The Elasticsearch bin/plugin command doesn't seem to read the location into 
which I have put my configuration, and it's not necessary anyway. But it 
was very helpful to determine the exact directory structure.

First, I store the current versions of Elasticsearch and kibana in the /opt 
tree. The config directory contains updated versions of ES configurations 
that are suggested for use by a deployment, but the actual versions used 
will be outside of this directory tree and will likely be maintained by 
Puppet or similar tool.
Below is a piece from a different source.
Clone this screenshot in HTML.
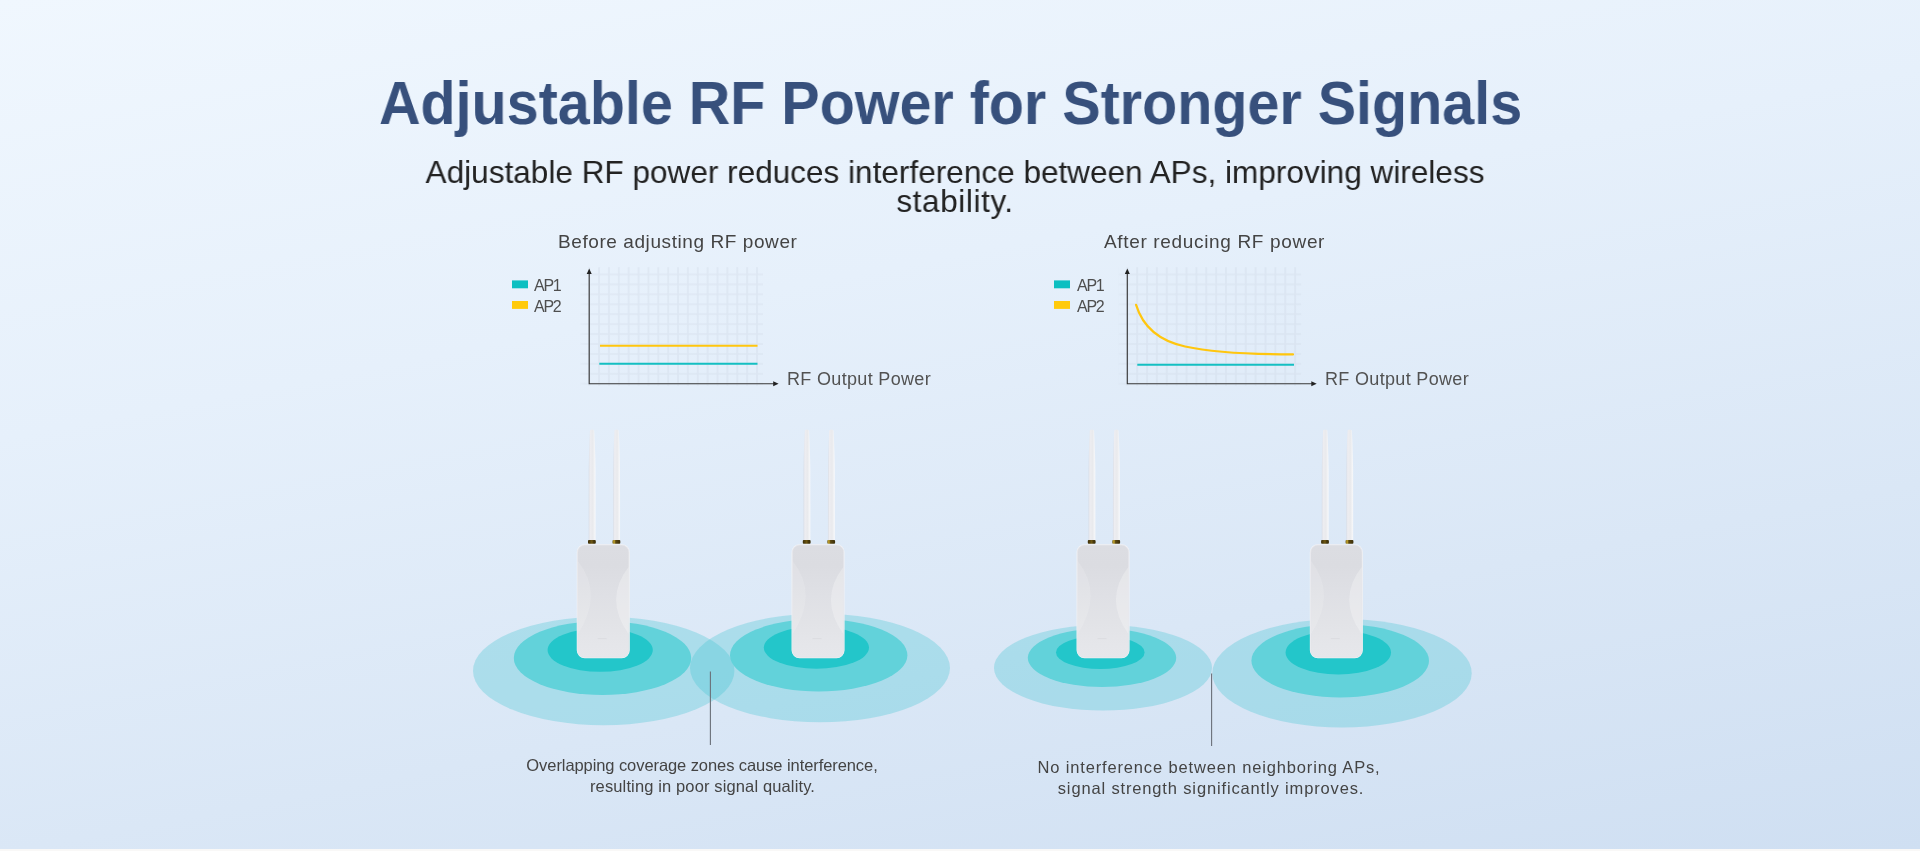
<!DOCTYPE html>
<html lang="en">
<head>
<meta charset="utf-8">
<title>Adjustable RF Power for Stronger Signals</title>
<style>
  html, body { margin: 0; padding: 0; }
  body {
    width: 1920px; height: 851px; overflow: hidden; position: relative;
    font-family: "Liberation Sans", sans-serif;
    background: #f9f8f7;
  }
  .stage {
    position: absolute; left: 0; top: 0; width: 1920px; height: 849px;
    background: linear-gradient(169.1deg, #f0f7fe 0%, #e6f0fb 36%, #dae7f6 70%, #cfdff2 100%);
    overflow: hidden;
  }
  .t { position: absolute; white-space: nowrap; margin: 0; will-change: transform; }
  h1.t {
    left: 379px; top: 67px; text-align: left;
    font-size: 61px; line-height: 72px; font-weight: bold; color: #37507c;
    transform-origin: 0 0; transform: scaleX(0.9421);
  }
  p.sub {
    left: 354.5px; top: 157.5px; width: 1200px; text-align: center;
    font-size: 32px; line-height: 29px; color: #222;
    transform-origin: 50% 0; transform: scaleX(0.9856);
  }
  .lbl { font-size: 19px; line-height: 22px; color: #444; letter-spacing: 0.58px; }
  .leg { font-size: 16px; line-height: 18px; color: #4e4e4e; letter-spacing: -1.25px; }
  .axis { font-size: 18px; line-height: 20px; color: #525252; letter-spacing: 0.33px; }
  .cap { font-size: 16.5px; line-height: 21px; color: #444; text-align: center; }
  svg.gfx { position: absolute; left: 0; top: 0; }
</style>
</head>
<body>
<div class="stage">

<svg class="gfx" width="1920" height="849" viewBox="0 0 1920 849">
  <defs>
<pattern id="grid" x="-4.935" y="-4.965" width="9.87" height="9.93" patternUnits="userSpaceOnUse">
      <path d="M4.935 0V9.93M0 4.965H9.87" stroke="#c3ccda" stroke-width="1.7" fill="none"/>
    </pattern>
    <linearGradient id="fadeH" x1="0" y1="0" x2="1" y2="0">
      <stop offset="0" stop-color="#fff" stop-opacity="0.25"/>
      <stop offset="0.06" stop-color="#fff" stop-opacity="1"/>
      <stop offset="0.93" stop-color="#fff" stop-opacity="1"/>
      <stop offset="1" stop-color="#fff" stop-opacity="0.25"/>
    </linearGradient>
    <mask id="gmaskL" maskUnits="userSpaceOnUse" x="-12" y="-120" width="200" height="124">
      <rect x="-12" y="-120" width="200" height="124" fill="url(#fadeH)"/>
    </mask>
    <linearGradient id="bodyG" x1="0" y1="0" x2="1" y2="0">
      <stop offset="0" stop-color="#dfe2e8"/>
      <stop offset="0.12" stop-color="#e6e8ed"/>
      <stop offset="0.85" stop-color="#e9ebf0"/>
      <stop offset="1" stop-color="#dcdfe6"/>
    </linearGradient>
    <linearGradient id="antG" x1="0" y1="0" x2="1" y2="0">
      <stop offset="0" stop-color="#d9dee7"/>
      <stop offset="0.22" stop-color="#ededf1"/>
      <stop offset="0.6" stop-color="#e9eaed"/>
      <stop offset="1" stop-color="#f8f9fb"/>
    </linearGradient>
    <linearGradient id="goldG" x1="0" y1="0" x2="1" y2="0">
      <stop offset="0" stop-color="#3a2d08"/>
      <stop offset="0.5" stop-color="#6e5712"/>
      <stop offset="0.7" stop-color="#4a3a0b"/>
      <stop offset="1" stop-color="#3a2d08"/>
    </linearGradient>
    <linearGradient id="goldG2" x1="0" y1="0" x2="1" y2="0">
      <stop offset="0" stop-color="#6b5714"/>
      <stop offset="0.2" stop-color="#c9aa30"/>
      <stop offset="0.42" stop-color="#5a4710"/>
      <stop offset="1" stop-color="#3a2d08"/>
    </linearGradient>
    <linearGradient id="bodyV" x1="0" y1="0" x2="0" y2="1">
      <stop offset="0" stop-color="#dcdde2"/>
      <stop offset="0.18" stop-color="#dbdce1"/>
      <stop offset="0.45" stop-color="#dfe0e5"/>
      <stop offset="0.69" stop-color="#e2e3e7"/>
      <stop offset="0.89" stop-color="#e5e6ea"/>
      <stop offset="1" stop-color="#e6e7eb"/>
    </linearGradient>
    <filter id="soft" x="-20%" y="-20%" width="140%" height="140%"><feGaussianBlur stdDeviation="0.55"/></filter>
    <g id="ap">
      <!-- antennas -->
      <path d="M11.95 -3.6 L11.95 -40 L12.00 -75 L12.25 -88 L12.75 -103 L13.25 -113.4 Q15.40 -115.4 17.55 -113.4 L18.05 -103 L18.55 -88 L18.80 -75 L18.85 -40 L18.85 -3.6 Z" fill="url(#antG)"/>
      <path d="M36.45 -3.6 L36.45 -40 L36.50 -75 L36.75 -88 L37.25 -103 L37.75 -113.4 Q39.90 -115.4 42.05 -113.4 L42.55 -103 L43.05 -88 L43.30 -75 L43.35 -40 L43.35 -3.6 Z" fill="url(#antG)"/>
      <rect x="11.3" y="-4" width="7.8" height="3.7" rx="0.9" fill="url(#goldG)"/>
      <rect x="35.8" y="-4" width="7.8" height="3.7" rx="0.9" fill="url(#goldG2)"/>
      <!-- body -->
      <rect x="0.7" y="0.9" width="51.7" height="112.7" rx="7.4" ry="7.4" fill="none" stroke="#f3f4f7" stroke-width="1.3" filter="url(#soft)"/>
      <rect x="0.9" y="1.1" width="51.3" height="112.3" rx="7.1" ry="7.1" fill="url(#bodyV)" stroke="#e6e7eb" stroke-width="0.7"/>
      <path d="M1.2 17 Q27 50 1.2 90 Z" fill="#ffffff" opacity="0.14" filter="url(#soft)"/>
      <path d="M51.9 23 Q27 55 51.9 90 Z" fill="#ffffff" opacity="0.27" filter="url(#soft)"/>
      <path d="M21 94.6H30" stroke="#d2d3d8" stroke-width="0.5"/>
    </g>
  </defs>

  <!-- ===== Left chart ===== -->
  <g id="chartL" transform="translate(589.2 383.7)">
    <rect x="-8.8" y="-116.5" width="182.6" height="118.5" fill="url(#grid)" opacity="0.25" mask="url(#gmaskL)"/>
    <rect x="-77.2" y="-103.3" width="16" height="7.9" fill="#0cbfc1"/>
    <rect x="-77.2" y="-82.7" width="16" height="7.9" fill="#ffca0c"/>
    <path d="M0 -111V0H185" stroke="#383838" stroke-width="1.15" fill="none"/>
    <path d="M0 -115.2L-2.5 -109.8H2.5Z" fill="#222"/>
    <path d="M189.4 0L184 -2.5V2.5Z" fill="#222"/>
    <path d="M10.8 -38H168.3" stroke="#ffc60e" stroke-width="2"/>
    <path d="M10.1 -19.9H168.3" stroke="#14bfc2" stroke-width="2"/>
  </g>
  <!-- ===== Right chart ===== -->
  <g id="chartR" transform="translate(1127.3 383.7)">
    <rect x="-8.8" y="-116.5" width="182.6" height="118.5" fill="url(#grid)" opacity="0.25" mask="url(#gmaskL)"/>
    <rect x="-73.3" y="-103.3" width="16" height="7.9" fill="#0cbfc1"/>
    <rect x="-73.3" y="-82.7" width="16" height="7.9" fill="#ffca0c"/>
    <path d="M0 -111V0H185" stroke="#383838" stroke-width="1.15" fill="none"/>
    <path d="M0 -115.2L-2.5 -109.8H2.5Z" fill="#222"/>
    <path d="M189.4 0L184 -2.5V2.5Z" fill="#222"/>
    <path d="M8.8 -78.8 C15.8 -55.7 32.8 -42.7 57.8 -37.2 C87.8 -30.7 127.8 -29.3 165.7 -29.3" stroke="#ffc60e" stroke-width="2.2" fill="none" stroke-linecap="round"/>
    <path d="M10 -19H166.7" stroke="#14bfc2" stroke-width="2"/>
  </g>
  <!-- ===== Coverage ellipses ===== -->
  <g id="cover">
    <ellipse cx="603.7" cy="670.9" rx="130.7" ry="54.3" fill="#3cc4d0" fill-opacity="0.3"/>
    <ellipse cx="820" cy="668" rx="130" ry="54.3" fill="#3cc4d0" fill-opacity="0.3"/>
    <ellipse cx="602.5" cy="658" rx="88.7" ry="37" fill="#62d2da"/>
    <ellipse cx="818.7" cy="655.2" rx="88.7" ry="36.2" fill="#62d2da"/>
    <ellipse cx="600.2" cy="650.1" rx="52.6" ry="21.7" fill="#23c6ca"/>
    <ellipse cx="816.4" cy="647.6" rx="52.6" ry="21.1" fill="#23c6ca"/>

    <ellipse cx="1103" cy="667.8" rx="109" ry="42.8" fill="#3cc4d0" fill-opacity="0.3"/>
    <ellipse cx="1342" cy="673.2" rx="129.7" ry="54.3" fill="#3cc4d0" fill-opacity="0.3"/>
    <ellipse cx="1102" cy="657.8" rx="74.2" ry="29.2" fill="#62d2da"/>
    <ellipse cx="1340.2" cy="660.7" rx="88.8" ry="36.7" fill="#62d2da"/>
    <ellipse cx="1100.3" cy="652.4" rx="44.3" ry="16.5" fill="#23c6ca"/>
    <ellipse cx="1338.3" cy="652.5" rx="52.7" ry="22" fill="#23c6ca"/>
  </g>
  <!-- pointer lines -->
  <path d="M710.4 671.5V745" stroke="#6b7079" stroke-width="1.1"/>
  <path d="M1211.6 673.5V746" stroke="#6b7079" stroke-width="1.1"/>
  <!-- ===== Devices ===== -->
  <use href="#ap" x="576.7" y="544"/>
  <use href="#ap" x="791.5" y="544"/>
  <use href="#ap" x="1076.5" y="544"/>
  <use href="#ap" x="1309.8" y="544"/>

</svg>

<h1 class="t" id="title">Adjustable RF Power for Stronger Signals</h1>
<p class="t sub" id="sub">Adjustable RF power reduces interference between APs, improving wireless<br><span style="letter-spacing:0.6px">stability.</span></p>


<div class="t lbl" id="lblL" style="left:558px;top:231px">Before adjusting RF power</div>
<div class="t lbl" id="lblR" style="left:1104px;top:231px;letter-spacing:0.66px">After reducing RF power</div>
<div class="t leg" id="ap1L" style="left:534px;top:277px">AP1</div>
<div class="t leg" id="ap2L" style="left:534px;top:297.5px">AP2</div>
<div class="t leg" id="ap1R" style="left:1076.5px;top:277px">AP1</div>
<div class="t leg" id="ap2R" style="left:1076.5px;top:297.5px">AP2</div>
<div class="t axis" id="axL" style="left:787px;top:369px">RF Output Power</div>
<div class="t axis" id="axR" style="left:1324.5px;top:369px">RF Output Power</div>

<div class="t cap" id="capL" style="left:502px;top:755px;width:400px"><span style="letter-spacing:-0.08px">Overlapping coverage zones cause interference,</span><br><span style="letter-spacing:0.13px;padding-left:1px">resulting in poor signal quality.</span></div>
<div class="t cap" id="capR" style="left:1008.8px;top:756.5px;width:400px;letter-spacing:0.85px">No interference between neighboring APs,<br><span style="padding-left:4px">signal strength significantly improves.</span></div>


</div>
</body>
</html>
The plugins directory is where I have configured ES 
to look for plugins; as Kibana3 shows, the version of the plugins does not 
need to be tied directly to a specific version of ES even though this is 
the case when the plugin uses the Java API and not the REST API.

$ ls -1 /opt/elk/current
bin
config
elasticsearch-1.2.1
kibana-3.1.0
logs
plugins

So "installing" Kibana-3.1.0 as a site plugin was a simple matter of:

$ mkdir /opt/elk/current/plugins/kibana3
$ ln -s /opt/elk/current/kibana-3.1.0 /opt/elk/current/plugins/kibana3/_site

Verifying the link:

$ ls -l /opt/elk/current/plugins/kibana3/_site
lrwxr-xr-x  1 brian  admin  33 Jun 11 14:16 
/opt/elk/current/plugins/kibana3/_site -> /opt/elk/current/kibana-3.1.0

Now it's just as if Kibana was installed directly into the plugins 
directory, but it didn't need to be stored there physically.